Das musikalische Experiment war das erste dieser Art, erzählt Ute Rosenbach, die sich in der Gemeinde für die Kirchenmusik engagiert. Die Idee: Zwei junge Jazzmusiker greifen die alten Choräle auf, treten mit ihnen in einen Dialog, transformieren sie und lassen sich von ihnen inspirieren. Dadurch soll die Verehrung der Gegenwart Gottes – in Gestalt der Hostie in der Monstranz auf dem Altar – in die heutige Welt getragen werden und die Menschen tiefer ins Gebet führen. Schließlich hatte die katholische Kirche gerade zwei Tage vorher Fronleichnam gefeiert. Die Veranstaltung in St. Otto nahm darauf Bezug. Jede Woche einmal lädt die Gemeinde zur Eucharistischen Anbetung ein, wie Ute Rosenbach erzählt.

Musik und Texte der heiligen Hildegard
Einer der beiden Jazzmusiker war ihr Sohn Gabriel, der in der Gemeinde groß geworden ist, unter anderem im Kinder- und Jugendorchester. An diesem Abend spielte er die Trompete, begleitet von seinem Freund Jonas Fiese am Schlagzeug. Während Ute Rosenbach zwei Antiphonen der heiligen Mystikerin Hildegard von Bingen (1098-1179) sang, trugen andere Frauen aus der Gemeinde mehrere Visionen der bekannten Kirchenlehrerin vor. Eine Vision über die Vollendung des Kosmos, einen Text über das Ende der Zeiten – es war keine leichte Kost, die den Besuchern geboten wurde. Doch die Texte regten zum Nachdenken, zum Meditieren an – und wurden musikalisch zunächst von der Choralschola aufgegriffen, die mit Kompositionen Hildegards und Chorälen zum Fronleichnamsfest den musikalischen Rahmen setzten.
Dann begannen die beiden Jazzmusiker ihre Improvisation, zunächst noch nah an der Ursprungsmelodie, dann zunehmend freier. Schlagzeuger Jonas Friese variierte das Tempo, erst langsam beginnend, dann allmählich schneller. Gabriel Rosenbachs Trompetensoli lösten sich zunehmend vom Original, führten tiefer in die Meditiation hinein.

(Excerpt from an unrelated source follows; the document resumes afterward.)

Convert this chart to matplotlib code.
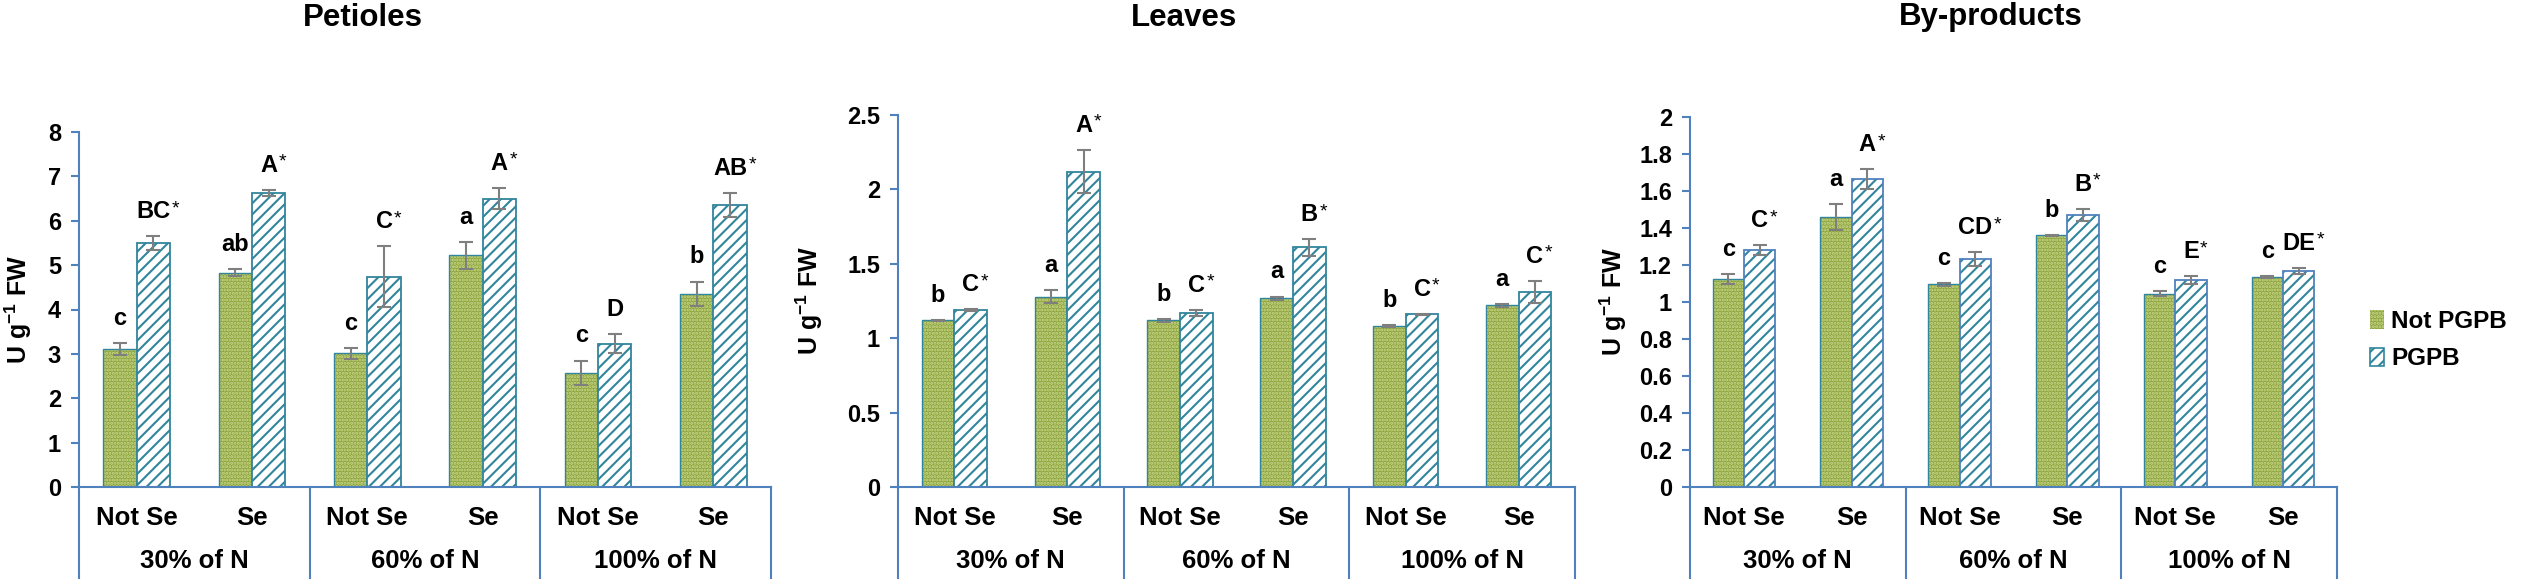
import numpy as np
import matplotlib
matplotlib.use('Agg')
import matplotlib.pyplot as plt
import matplotlib.patches as mpatches

plt.rcParams['font.family'] = ['Liberation Sans', 'DejaVu Sans']
plt.rcParams['font.weight'] = 'bold'
plt.rcParams['mathtext.fontset'] = 'custom'
plt.rcParams['mathtext.rm'] = 'Liberation Sans:bold'
plt.rcParams['mathtext.default'] = 'rm'
plt.rcParams['hatch.linewidth'] = 1.5

# categories
groups = ['30% of N', '60% of N', '100% of N']
se_levels = ['Not Se', 'Se']
series = ['Not PGPB', 'PGPB']
titles = ['Petioles', 'Leaves', 'By-products']

# Petioles
pet_not = [3.11, 4.83, 3.01, 5.22, 2.57, 4.36]
pet_not_err = [0.14, 0.08, 0.13, 0.31, 0.28, 0.27]
pet_pgpb = [5.50, 6.63, 4.74, 6.50, 3.23, 6.36]
pet_pgpb_err = [0.15, 0.07, 0.68, 0.24, 0.22, 0.27]
pet_not_lab = ['c', 'ab', 'c', 'a', 'c', 'b']
pet_pgpb_lab = ['BC*', 'A*', 'C*', 'A*', 'D', 'AB*']

# Leaves
leaf_not = [1.12, 1.28, 1.12, 1.27, 1.08, 1.22]
leaf_not_err = [0.005, 0.045, 0.008, 0.01, 0.008, 0.007]
leaf_pgpb = [1.19, 2.12, 1.17, 1.61, 1.16, 1.31]
leaf_pgpb_err = [0.005, 0.145, 0.022, 0.055, 0.003, 0.075]
leaf_not_lab = ['b', 'a', 'b', 'a', 'b', 'a']
leaf_pgpb_lab = ['C*', 'A*', 'C*', 'B*', 'C*', 'C*']

# By-products
byp_not = [1.125, 1.46, 1.095, 1.36, 1.045, 1.135]
byp_not_err = [0.027, 0.07, 0.008, 0.003, 0.015, 0.003]
byp_pgpb = [1.28, 1.665, 1.232, 1.47, 1.12, 1.168]
byp_pgpb_err = [0.026, 0.052, 0.036, 0.034, 0.02, 0.016]
byp_not_lab = ['c', 'a', 'c', 'b', 'c', 'c']
byp_pgpb_lab = ['C*', 'A*', 'CD*', 'B*', 'E*', 'DE*']

y_max = [8, 2.5, 2]
y_step = [1, 0.5, 0.2]

panels = [
    (pet_not, pet_not_err, pet_pgpb, pet_pgpb_err, pet_not_lab, pet_pgpb_lab),
    (leaf_not, leaf_not_err, leaf_pgpb, leaf_pgpb_err, leaf_not_lab, leaf_pgpb_lab),
    (byp_not, byp_not_err, byp_pgpb, byp_pgpb_err, byp_not_lab, byp_pgpb_lab),
]

# layout in pixels (x0, x1, ytop, ybottom), title x, ylabel x
W, H = 2525, 585
boxes = [(79, 771, 132, 487), (898, 1575, 115, 487), (1690, 2337, 117, 487)]
title_x = [363, 1184, 1991]
ylabel_x = [18, 809, 1613]

green = '#8DA33B'
green_dots = '#C9D98F'
teal = '#31859C'
axis_blue = '#4F81BD'
err_grey = '#7F7F7F'
pgpb_edge = [teal, teal, '#4F81BD']

fig = plt.figure(figsize=(W / 100, H / 100), dpi=100)

x = np.arange(6) + 0.5
bw = 0.29

for i, (vals_n, err_n, vals_p, err_p, lab_n, lab_p) in enumerate(panels):
    x0, x1, yt, yb = boxes[i]
    ax = fig.add_axes([x0 / W, 1 - yb / H, (x1 - x0) / W, (yb - yt) / H])
    h_px = yb - yt

    ax.bar(x - bw / 2, vals_n, bw, color=green, edgecolor=green_dots, hatch='.....', linewidth=0)
    ax.bar(x - bw / 2, vals_n, bw, fill=False, edgecolor=teal, linewidth=1.0)
    ax.bar(x + bw / 2, vals_p, bw, color='white', edgecolor=teal, hatch='///', linewidth=0)
    ax.bar(x + bw / 2, vals_p, bw, fill=False, edgecolor=pgpb_edge[i], linewidth=1.3)

    ax.errorbar(x - bw / 2, vals_n, yerr=err_n, fmt='none', ecolor=err_grey, elinewidth=1.5, capsize=5, capthick=1.5)
    ax.errorbar(x + bw / 2, vals_p, yerr=err_p, fmt='none', ecolor=err_grey, elinewidth=1.5, capsize=5, capthick=1.5)

    # significance letters
    for j in range(6):
        ax.annotate(lab_n[j], xy=(x[j] - bw / 2, vals_n[j] + err_n[j]), xytext=(0, 13),
                    textcoords='offset points', ha='center', va='baseline', fontsize=17, fontweight='bold')
        txt = lab_p[j].rstrip('*')
        t = ax.annotate(txt, xy=(x[j] + bw / 2, vals_p[j] + err_p[j]), xytext=(0, 13),
                        textcoords='offset points', ha='center', va='baseline', fontsize=17, fontweight='bold')
        if lab_p[j].endswith('*'):
            ax.annotate('*', xy=(1.0, 1.0), xycoords=t, xytext=(1, 0), textcoords='offset points',
                        ha='left', va='top', fontsize=14, fontweight='normal')

    ax.set_xlim(0, 6)
    ax.set_ylim(0, y_max[i])
    ax.set_yticks(np.round(np.arange(0, y_max[i] + y_step[i] / 2, y_step[i]), 2))
    ax.yaxis.set_major_formatter(matplotlib.ticker.FormatStrFormatter('%g'))
    ax.set_xticks([])
    ax.tick_params(axis='y', direction='out', length=6, width=1.5, color=axis_blue, pad=7, labelsize=17)
    for lab in ax.get_yticklabels():
        lab.set_fontweight('bold')

    for s in ['top', 'right']:
        ax.spines[s].set_visible(False)
    ax.spines['left'].set_color(axis_blue)
    ax.spines['bottom'].set_color(axis_blue)
    ax.spines['left'].set_linewidth(1.5)
    ax.spines['bottom'].set_linewidth(1.5)

    # multi-level category axis
    depth = 91 / h_px
    for xs in [0, 2, 4, 6]:
        ax.plot([xs, xs], [0, -depth], transform=ax.get_xaxis_transform(), color=axis_blue,
                linewidth=1.5, clip_on=False)
    for j in range(6):
        ax.annotate(se_levels[j % 2], xy=(x[j], 0), xycoords=('data', 'axes fraction'), xytext=(0, -22),
                    textcoords='offset points', ha='center', va='center', fontsize=18.5, fontweight='bold')
    for g in range(3):
        ax.annotate(groups[g], xy=(2 * g + 1, 0), xycoords=('data', 'axes fraction'), xytext=(0, -53.5),
                    textcoords='offset points', ha='center', va='center', fontsize=18.5, fontweight='bold')

    fig.text(title_x[i] / W, 1 - 17.5 / H, titles[i], ha='center', va='center', fontsize=22.5, fontweight='bold')
    fig.text(ylabel_x[i] / W, 1 - (yt + yb) / 2 / H, 'U g$^{-1}$ FW', rotation=90, ha='center', va='center',
             fontsize=18, fontweight='bold')

handles = [mpatches.Patch(facecolor=green, edgecolor=green_dots, hatch='.....', linewidth=0),
           mpatches.Patch(facecolor='white', edgecolor=teal, hatch='///', linewidth=1.2)]
fig.legend(handles, series, loc='center left', bbox_to_anchor=(2370 / W, 1 - 340 / H), frameon=False,
           prop={'size': 17.5, 'weight': 'bold'}, handlelength=0.57, handleheight=0.8, handletextpad=0.3,
           labelspacing=0.6, borderpad=0, borderaxespad=0)

fig.savefig('out.png', dpi=100)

Am Ende fanden dann Chor und Jazzmusiker gänzlich zusammen: Während die Schola einen Choral anstimmte, begannen die beiden Musiker ihre Improvisation – ein spannender und durchaus harmonischer Austausch zwischen alter und neuer Musik.

Wenn Gottes Geist auch in der Musik weht ...
Nach einem fulminanten Abschluss herrschte zunächst völlige Stille im Publikum, dann brandete langsam Applaus auf.
Dabei erwiesen sich die Musikstudenten als eingespieltes Team. „Wir musizieren seit zehn Jahren gemeinsam“, erzählt der 24-jährige Gabriel Rosenbach, der derzeit an der Hochschule für Musik in Mainz an seinem Master arbeitet. „Daher haben wir ein gewisses Grundvokabular an Ausdrucksmöglichkeiten, Formen und Stimmungen.“ Sein 22-jähriger Kollege Jonas Friese studiert am Jazz-Institut Berlin, will dort seinen Bachelor machen. Geprobt haben die beiden nur einmal mit der Choralschola – schließlich sollte es eine Improvisation werden. Wie das funktioniert? „Einfach machen“, meint Gabriel Rosenbach – und seiner Inspiration folgen. „Luft“, der Wind, der Geist – er weht auch in der Musik.